Why find greener housing, anyway?

Oil furnace DSC01553We have to wean ourselves away from our dependence on fossil fuels. Think about petroleum. The industrial economy treats oil as a resource free for the taking, with a price based only on the cost of extraction and delivery. It shaped a world which became completely dependent on cheap oil. But we have passed the time when oil can be easily extracted, and now riskier and dirtier methods are required. Deep sea drilling like that which caused the spill in the Gulf of Mexico. Tar sands mining in Alberta Canada that destroys the forest, and devastates the health of the people and animals of the region. Arctic Sea drilling. Burning oil for fuel will increase greenhouse gasses and bring our climate closer to disastrous changes.

I know we have to stop burning oil. But when I look at my own life I see how big a challenge that will be. Our home is heated by oil. I drive a car than runs on gasoline made from oil, to buy food and other needed items, and also to go back and forth to the congregation I serve. It would take several hours to walk to these destinations from my house, and there is no public transportation nearby. The whole structure of suburban life is dependent upon oil. My congregation is a suburban congregation, and almost every person who comes to worship drives there in an automobile. Without oil, it is likely the church, and my house, would not have been built in these locations. The whole geographic structure of our society has been shaped by oil.

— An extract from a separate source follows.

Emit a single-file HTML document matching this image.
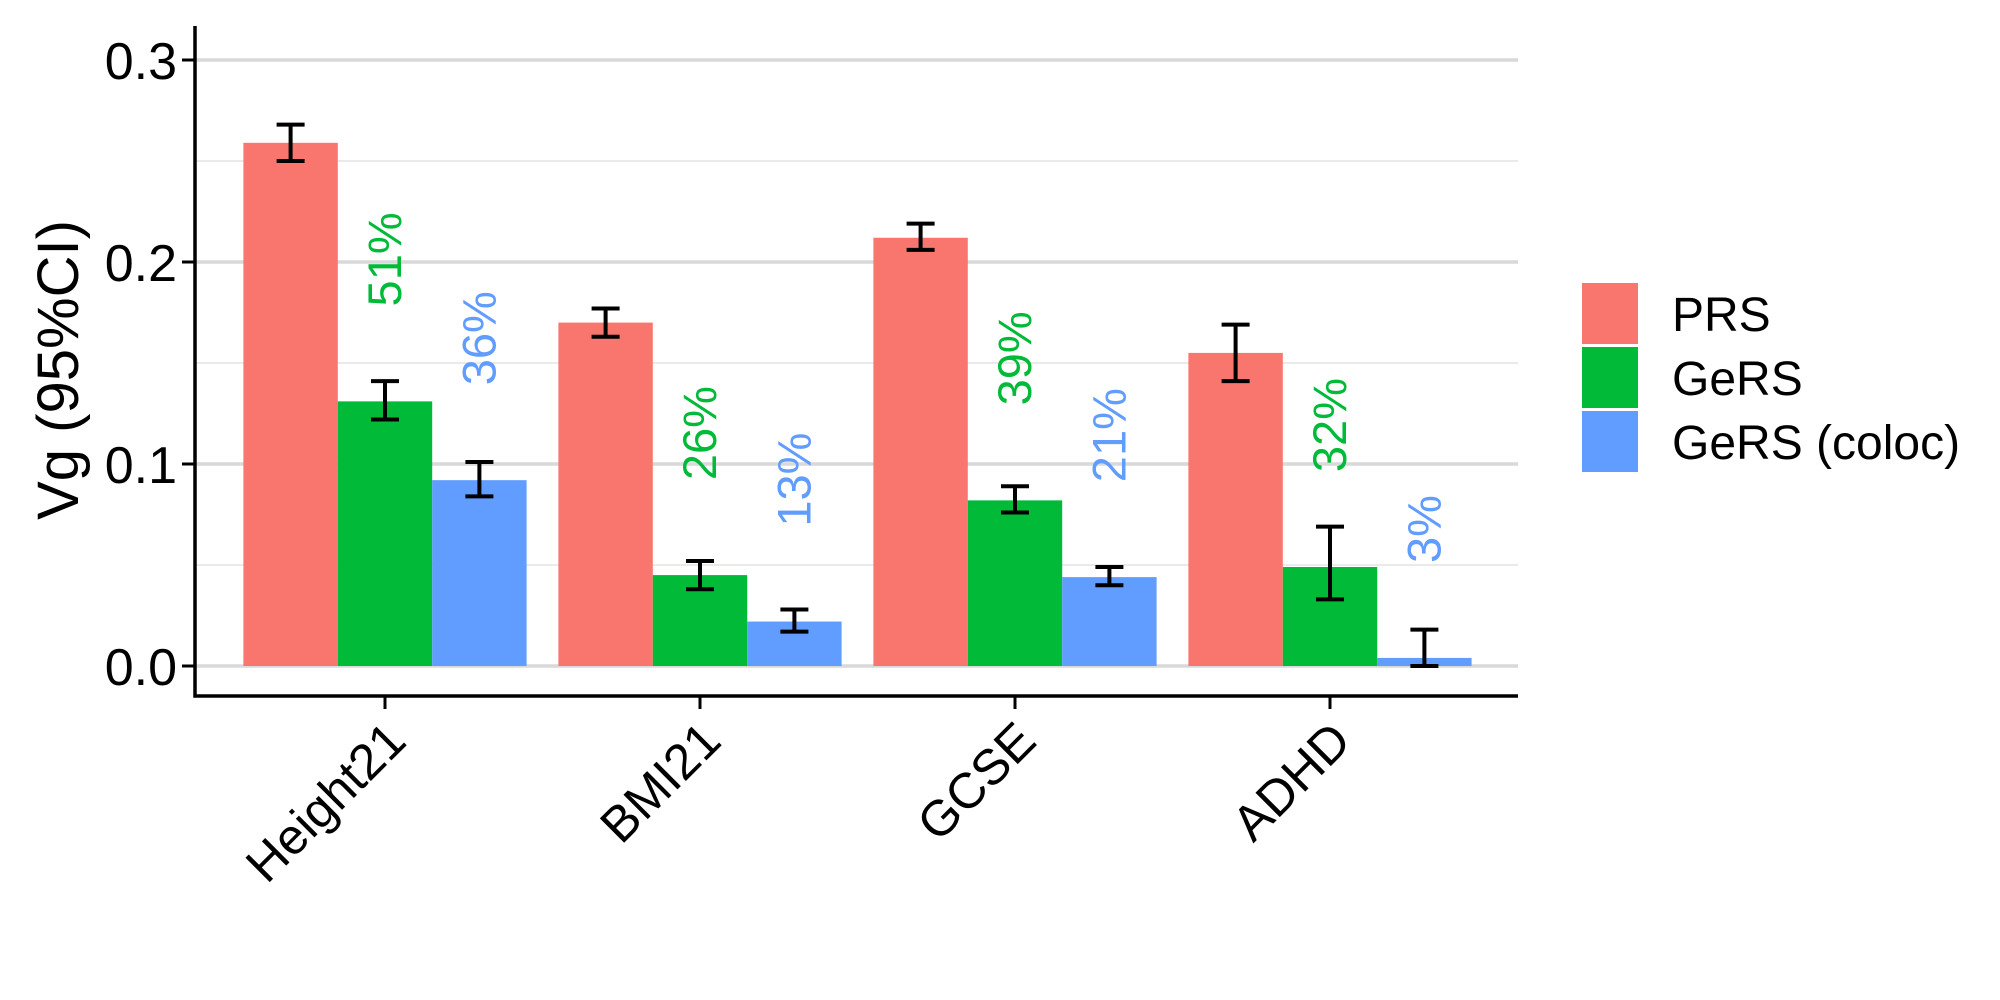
<!DOCTYPE html>
<html><head><meta charset="utf-8"><style>
html,body{margin:0;padding:0;background:#fff;}
svg{display:block;font-family:"Liberation Sans",sans-serif;}
</style></head><body>
<svg id="chart" width="2000" height="1000" viewBox="0 0 2000 1000"></svg>
<script>
const categories = ["Height21","BMI21","GCSE","ADHD"];
const seriesNames = ["PRS","GeRS","GeRS (coloc)"];
const prsValues = [0.259,0.170,0.212,0.155];
const prsLow = [0.250,0.163,0.206,0.141];
const prsHigh = [0.268,0.177,0.219,0.169];
const gersValues = [0.131,0.045,0.082,0.049];
const gersLow = [0.122,0.038,0.076,0.033];
const gersHigh = [0.141,0.052,0.089,0.069];
const colocValues = [0.092,0.022,0.044,0.004];
const colocLow = [0.084,0.017,0.040,0.000];
const colocHigh = [0.101,0.028,0.049,0.018];
const gersPct = ["51%","26%","39%","32%"];
const colocPct = ["36%","13%","21%","3%"];
const yTicks = [0.0,0.1,0.2,0.3];
const yMinor = [0.05,0.15,0.25];

const NS="http://www.w3.org/2000/svg";
const svg=document.getElementById('chart');
const colors=["#F8766D","#00BA38","#619CFF"];
const L=195,R=1518,T=26,B=696;
const y0=666,pxPer=2020;
const y=v=>y0-v*pxPer;
const x=i=>385+i*315;
const bw=94.4;
function mk(tag,attrs,parent){const e=document.createElementNS(NS,tag);for(const k in attrs)e.setAttribute(k,attrs[k]);(parent||svg).appendChild(e);return e;}

const grid=mk('g',{});


yMinor.forEach(v=>{const l=mk('line',{x1:L,x2:R,y1:y(v),y2:y(v),stroke:'#e3e3e3','stroke-width':1.5},grid);

});
yTicks.forEach(v=>{const l=mk('line',{x1:L,x2:R,y1:y(v),y2:y(v),stroke:'#d9d9d9','stroke-width':3.5},grid);

});

const vals=[prsValues,gersValues,colocValues],lows=[prsLow,gersLow,colocLow],highs=[prsHigh,gersHigh,colocHigh];
categories.forEach((c,i)=>{
  for(let s=0;s<3;s++){
    const cx=x(i)+(s-1)*bw;
    const r=mk('rect',{x:cx-bw/2,y:y(vals[s][i]),width:bw,height:y(0)-y(vals[s][i]),fill:colors[s]});
    
    
    const g=mk('g',{stroke:'#000','stroke-width':4});
    
    
    mk('line',{x1:cx,x2:cx,y1:y(lows[s][i]),y2:y(highs[s][i])},g);
    mk('line',{x1:cx-14,x2:cx+14,y1:y(lows[s][i]),y2:y(lows[s][i])},g);
    mk('line',{x1:cx-14,x2:cx+14,y1:y(highs[s][i]),y2:y(highs[s][i])},g);
  }
  [[gersPct,gersValues,1],[colocPct,colocValues,2]].forEach(([lab,v,s])=>{
    const cx=x(i)+(s-1)*bw+16, cy=y(v[i]+0.047);
    const t=mk('text',{x:cx,y:cy,fill:colors[s],'font-size':47,transform:`rotate(-90 ${cx} ${cy})`});
    t.textContent=lab[i];
    
    
  });
  const tk=mk('line',{x1:x(i),x2:x(i),y1:B,y2:B+13,stroke:'#000','stroke-width':3});
  
  
  const tx=x(i)-2,ty=718;
  const xl=mk('text',{x:tx,y:ty,'font-size':50,'text-anchor':'end','dominant-baseline':'hanging',transform:`rotate(-45 ${tx} ${ty})`});
  xl.textContent=c;
  
  
});

yTicks.forEach(v=>{
  const t=mk('line',{x1:L-13,x2:L,y1:y(v),y2:y(v),stroke:'#000','stroke-width':3});
  
  
  const l=mk('text',{x:L-18,y:y(v)+19,'font-size':52,'text-anchor':'end'});
  l.textContent=v.toFixed(1);
  
  
});
const ax=mk('path',{d:`M${L} ${T} V${B} H${R}`,fill:'none',stroke:'#000','stroke-width':3.5});


const yt=mk('text',{x:78,y:370,'font-size':58,'text-anchor':'middle',transform:'rotate(-90 78 370)'});
yt.textContent="Vg (95%CI)";



const lg=mk('g',{});


seriesNames.forEach((n,s)=>{
  const top=283+s*64;
  const k=mk('rect',{x:1582,y:top,width:56,height:61,fill:colors[s]},lg);
  
  
  const t=mk('text',{x:1672,y:top+48,'font-size':48},lg);
  t.textContent=n;
  
  
});
</script>
</body></html>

And not only that—many material goods in our lives are also fabricated from oil. Plastics are made from petroleum, and there is plastic in every room in our houses. I write on a computer with plastic components. Alarm clocks, toothbrushes, synthetic fabrics, telephones, televisions—all from oil. Modern agriculture is dependent on fertilizer made from oil, and machines that use oil, and a transportation system that uses oil. The asphalt on our roads is made from oil. If oil disappeared tomorrow, the whole system would collapse. And eventually, oil will run out. That is one of the realities we are learning in our time.

None of us have the ability to undo our dependence on oil individually. It is too entrenched, too societally enmeshed. But we can begin to imagine some partial solutions—in fact, the technology to live without oil already exists. I was inspired when I learned about “zero-carbon” houses that actually generate more energy than they use. We may not be able to fully achieve such a goal, but why not try to get closer to that ideal?

I know that even if we succeed beyond our wildest dream—even if we create a zero-carbon home from which we could walk to most functions of our lives, even if we could afford an electric vehicle that we charge from solar panels for other transportation—oil companies will still be breaking open the earth in Alberta, and spilling oil into the Gulf of Mexico. The children living near refineries will still be getting asthma. The ice of the arctic will still be melting, and thousands of species will go extinct each year. We need not only individual change, but a social will to transform our relationship to the earth. But I believe that each change we pursue as individuals also works its magic on that larger transformative process in ways that we can’t fully understand. And so we take the one step we are able to take.

In the Talmud it says, “Do not be daunted by the enormity of the world’s grief. Do justly, now. Love mercy, now. Walk humbly, now. You are not obligated to complete the work, but neither are you free to abandon it.”